Edson pede carona e se hospeda
em casas de estranhos para manter o projeto
Depois de percorrer 76 cidades
pedindo carona, paranaense sai de Brasília hoje para continuar a rodar o Brasil
em busca dos melhores rótulos artesanais da bebida
“Hoje, eu moro aqui. Inclusive, pode ficar à
vontade.” Se você hospedar o publicitário Edson Carvalho, 36 anos, é assim que
ele vai quebrar a formalidade. Mais conhecido como Viajante Cervejeiro, ele
viaja o Brasil em busca de bons lugares para beber cerveja artesanal há 17
meses. O paranaense pede carona na beira da estrada e fica na casa de quem
oferece um quarto. “Como não tenho residência, e minha vida é essa, preciso me
sentir bem no lar das pessoas”, explica.
Desde 1º de maio do ano passado, quando começou o
projeto, saindo do Rio Grande do Sul, foram 102 camas, mais de 200 caronas, 76
cidades, oito estados e o DF, 197 bares e 10 quilos a mais — sem contar os
infinitos relatos que encontra no caminho. “Todo copo de cerveja tem um passado
por trás. Isso me chamou atenção. Também tive que aprender sobre história e
geografia. A bebida tem ligação com a cultura de cada local. Além disso,
existem as lendas do universo cervejeiro”, conta. O viajante pisou em solo
brasiliense pela primeira vez na terça-feira e se surpreendeu com a diversidade
candanga. “Aqui tem bem mais bares do que eu imaginava”, comenta (veja
Confira).
Por trás de cada rótulo, uma
história. É em busca delas que o publicitário roda o Brasil
Para se manter, Edson não precisa de muito e vive
do que ganha ao trabalhar como jurado em bancas de concursos de cerveja. Ele
também promove eventos, como cursos e oficinas sobre a bebida, além de vender
produtos no site em que relata as andanças pelo país
(viajantecervejeiro.com.br).
Conhecer a capital federal sempre esteve na lista
de desejos do paranaense. “A presidente pode estar aqui dentro. Isso, para
vocês, é comum, mas, para mim, não”, brinca o extrovertido andarilho. “Parece
uma cidade de Playmobil. Tudo quadradinho, parecido.” O foco de Edson é
encontrar os bares mais legais de cerveja artesanal. Nos intervalos, sobra
tempo para o turismo. Em Brasília, andou pela Esplanada dos Ministérios e
chegou à conclusão de que esta é uma cidade diferente. “É imponente. É a sede
de importantes órgãos, como o Banco Central. Aqui você sente o poder”, avalia.
Novo paladar
A paixão pela bebida artesanal surgiu na primeira
vez em que Edson foi morar fora do país, em Barcelona, no fim de 2005. “Estava
caminhando por uma rua da cidade e decidi entrar em um barzinho. Os donos
estavam tomando uma cerveja de malte defumado e me ofereceram. Desde então,
comecei a gostar”, relembra. Quando voltou ao Brasil, o viajante sabia que
queria se profissionalizar no ramo. Em Curitiba, encontrou um rapaz que estava
abrindo uma loja e começou a trabalhar para ele. Aos poucos, estudou, fez cursos
e hoje integra bancas como jurado de concurso de cervejeiros.

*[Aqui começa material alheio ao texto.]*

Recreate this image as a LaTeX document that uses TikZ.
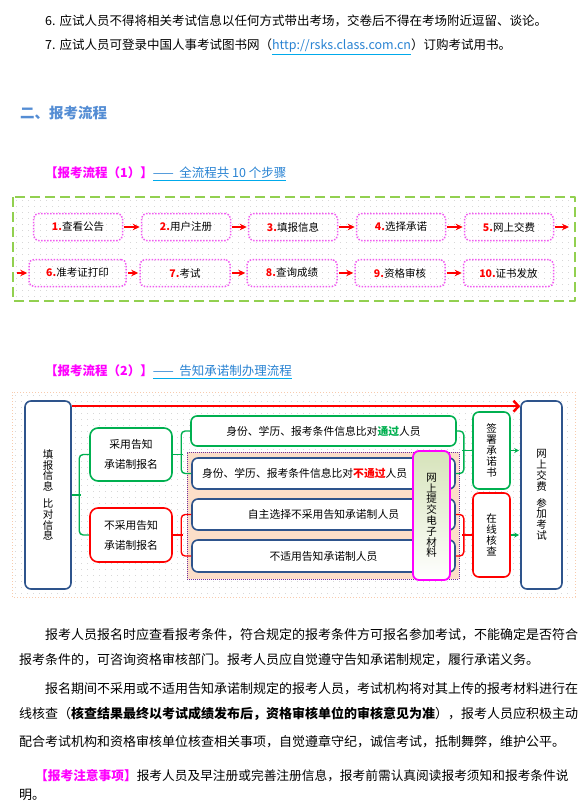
\documentclass[tikz,border=0pt]{standalone}
\usepackage{fontspec}
\setmainfont{Noto Sans CJK SC}
\usetikzlibrary{arrows.meta}
\definecolor{mag}{RGB}{255,0,255}
\definecolor{pinkdot}{RGB}{240,90,240}
\definecolor{lgreen}{RGB}{146,208,80}
\definecolor{navy}{RGB}{46,84,140}
\definecolor{okgreen}{RGB}{0,176,80}
\definecolor{peach}{RGB}{252,222,200}
\definecolor{purp}{RGB}{112,48,160}
\definecolor{linkblue}{RGB}{40,130,210}
\definecolor{ulblue}{RGB}{0,170,235}
\definecolor{headblue}{RGB}{84,141,212}
\definecolor{gridgray}{RGB}{215,215,215}
\definecolor{lorange}{RGB}{248,203,173}
\definecolor{olive}{RGB}{214,227,186}
\newcommand{\lnk}[1]{\textcolor{ulblue}{\underline{\textcolor{linkblue}{#1}}}}
\begin{document}
\begin{tikzpicture}[x=1pt,y=-1pt,line join=round]
				\tikzset{txt/.style={anchor=west,inner sep=0pt,font=\fontsize{13}{13}\selectfont},
					stepbox/.style={draw=pinkdot,line width=1.5pt,dash pattern=on 1.5pt off 1.5pt,rounded corners=5pt,minimum height=27pt,minimum width=89pt,inner sep=0pt,font=\fontsize{10.5}{12}\selectfont},
					redarr/.style={red,line width=1.6pt,-{Stealth[length=7pt,width=6.5pt]},shorten <=1pt,shorten >=1pt},
					garr/.style={okgreen,line width=1.2pt,-{Stealth[length=5pt,width=5pt]},shorten >=1pt},
					griddot/.style={gridgray,line width=0.9pt,dash pattern=on 0.9pt off 5.1pt},
					fbox/.style={line width=1.6pt,rounded corners=6pt,fill=white,inner sep=0pt,font=\fontsize{10.8}{12}\selectfont},
					navybox/.style={fbox,draw=navy},
					greenbox/.style={fbox,draw=okgreen},
					redbox/.style={fbox,draw=red},
					vtxt/.style={align=center,font=\fontsize{10.5}{10.8}\selectfont},
					gline/.style={okgreen,line width=1.4pt,rounded corners=4pt},
					rline/.style={red,line width=1.4pt,rounded corners=4pt}}
				\useasboundingbox (0,0) rectangle (584,804);
				\node[txt,font=\fontsize{12.5}{12.5}\selectfont] (l6) at (45,21) {6.\hspace{4pt}应试人员不得将相关考试信息以任何方式带出考场，交卷后不得在考场附近逗留、谈论。};
				\node[txt,font=\fontsize{12.5}{12.5}\selectfont] (l7) at (45,47) {7.\hspace{4pt}应试人员可登录中国人事考试图书网（\lnk{http://rsks.class.com.cn}）订购考试用书。};
				\node[txt,font=\fontsize{14.5}{14.5}\selectfont\bfseries,text=headblue] (h2) at (20,113) {二、报考流程};
				\node[txt,font=\fontsize{12.5}{12.5}\selectfont] (t1) at (45,174) {\textcolor{mag}{\bfseries【报考流程（1）】}\lnk{——\ \ 全流程共 10 个步骤}};
				\node[txt,font=\fontsize{12.5}{12.5}\selectfont] (t2) at (45,372) {\textcolor{mag}{\bfseries【报考流程（2）】}\lnk{——\ \ 告知承诺制办理流程}};
				\foreach \y in {200,206,...,296}
				\draw[griddot] (16,\y)--(572,\y);
				\draw[lgreen,line width=2pt,dash pattern=on 10pt off 5pt] (13,197) rectangle (575,301);
				\foreach \n/\x/\t in {1/78/查看公告,2/186/用户注册,3/293/填报信息,4/401/选择承诺,5/509/网上交费}
				\node[stepbox] (b\n) at (\x,227) {\textcolor{red}{\bfseries\n.}\t};
				\node[stepbox,minimum width=97pt] (b6) at (77.5,273) {\textcolor{red}{\bfseries6.}准考证打印};
				\foreach \n/\x/\t in {7/185/考试,8/292/查询成绩,9/400/资格审核,10/508.5/证书发放}
				\node[stepbox,minimum width=90pt] (b\n) at (\x,273) {\textcolor{red}{\bfseries\n.}\t};
				\coordinate (e1) at (570,227);
				\coordinate (s2) at (16,273);
				\foreach \a/\b in {1/2,2/3,3/4,4/5,6/7,7/8,8/9,9/10}
				\draw[redarr] (b\a)--(b\b);
				\draw[redarr] (b5)--(e1);
				\draw[redarr] (s2)--(b6);
				\foreach \y in {395,401,...,593}
				\draw[griddot] (15,\y)--(572,\y);
				\draw[lorange,line width=1pt,dash pattern=on 1pt off 2pt] (12,392) rectangle (575,597);
				\node[draw=purp,fill=peach,line width=0.8pt,dash pattern=on 1pt off 1pt,minimum width=272pt,minimum height=127pt,inner sep=0pt] (grp) at (323,515.5) {};
				\node[navybox,vtxt,minimum width=46pt,minimum height=188pt] (info) at (48,495) {填\\报\\信\\息\\[6pt]比\\对\\信\\息};
				\node[navybox,vtxt,minimum width=41pt,minimum height=188pt] (exam) at (541.5,495) {网\\上\\交\\费\\[6pt]参\\加\\考\\试};
				\node[greenbox,align=center,font=\fontsize{10.8}{20}\selectfont,minimum width=82pt,minimum height=53pt,rounded corners=8pt] (yes) at (131,454.5) {采用告知\\承诺制报名};
				\node[redbox,align=center,font=\fontsize{10.8}{20}\selectfont,minimum width=82pt,minimum height=54pt,rounded corners=8pt] (no) at (131,535) {不采用告知\\承诺制报名};
				\node[greenbox,minimum width=265pt,minimum height=30pt] (pass) at (323.5,431) {身份、学历、报考条件信息比对\textcolor{okgreen}{\bfseries 通过}人员};
				\node[navybox,minimum width=263pt,minimum height=31pt,inner xsep=10pt,text width=243pt,align=left] (fail) at (323.5,473.5) {身份、学历、报考条件信息比对\textcolor{red}{\bfseries 不通过}人员};
				\node[navybox,minimum width=263pt,minimum height=31pt] (self) at (323.5,514.5) {自主选择不采用告知承诺制人员};
				\node[navybox,minimum width=263pt,minimum height=32pt] (notapp) at (323.5,556) {不适用告知承诺制人员};
				\node[fbox,vtxt,draw=mag,line width=1.8pt,top color=olive,bottom color=white,minimum width=37pt,minimum height=129pt] (online) at (431.5,515.5) {网\\上\\提\\交\\电\\子\\材\\料};
				\node[greenbox,vtxt,minimum width=37pt,minimum height=77pt] (sign) at (491.5,450.5) {签\\署\\承\\诺\\书};
				\node[redbox,vtxt,minimum width=37pt,minimum height=84pt] (check) at (491.5,535) {在\\线\\核\\查};
				\draw[gline] (info.east)--++(9,0);
				\draw[gline] (yes.west)--++(-10,0)|-(no.west);
				\draw[gline] (yes.east)--++(10,0);
				\draw[gline] (pass.west)--++(-9,0)|-(fail.west);
				\draw[rline] (no.east)--++(10,0);
				\draw[rline] (self.west)--++(-10,0)|-(notapp.west);
				\draw[gline] (pass.east)--++(7,0)|-(fail.east);
				\draw[gline] (sign.west)--++(-10,0);
				\draw[rline] (self.east)--++(8,0)|-(notapp.east);
				\draw[rline] (check.west)--++(-10,0);
				\draw[garr] (sign)--(sign-|exam.west);
				\draw[garr] (check)--(check-|exam.west);
				\coordinate (t0) at ([yshift=-6pt]info.north east);
				\draw[red,line width=2.5pt,-{Straight Barb[length=5pt,width=11pt]}] (t0)--(t0-|exam.west);
				\node[txt] (p1) at (45,635) {报考人员报名时应查看报考条件，符合规定的报考条件方可报名参加考试，不能确定是否符合};
				\node[txt] (p2) at (19,660) {报考条件的，可咨询资格审核部门。报考人员应自觉遵守告知承诺制规定，履行承诺义务。};
				\node[txt] (p3) at (45,689) {报名期间不采用或不适用告知承诺制规定的报考人员，考试机构将对其上传的报考材料进行在};
				\node[txt] (p4) at (19,714) {线核查（\textbf{核查结果最终以考试成绩发布后，资格审核单位的审核意见为准}），报考人员应积极主动};
				\node[txt] (p5) at (19,742) {配合考试机构和资格审核单位核查相关事项，自觉遵章守纪，诚信考试，抵制舞弊，维护公平。};
				\node[txt,font=\fontsize{12.7}{12.7}\selectfont] (p6) at (35,776) {\textcolor{mag}{\bfseries【报考注意事项】}报考人员及早注册或完善注册信息，报考前需认真阅读报考须知和报考条件说};
				\node[txt] (p7) at (19,795) {明。};
			\end{tikzpicture}
\end{document}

De onde surgiu a ideia de unir trabalho, viagem e
cerveja? O publicitário explica que começou na crise dos 30 anos. “Sentia que
não estava construindo algo meu. Isso me incomodava. A ideia inicial era viajar
sem propósito, meio mochileiro hippie, mas isso também me angustiava”, revela.
A primeira intenção era percorrer o Brasil visitando microcervejarias. No
entanto, a proposta não seria novidade. Foi então que Edson decidiu visitar e
indicar bons lugares onde encontrar cerveja artesanal.
Com o propósito em mãos, precisava diminuir os
custos e praticou o desapego. Vendeu a casa, os móveis, as roupas, as
lembranças de viagens e separou apenas o essencial, que cabia na mochila.
“Brinco que vou lançar o programa Minha Mochila, Minha Vida. Aqui, tenho tudo.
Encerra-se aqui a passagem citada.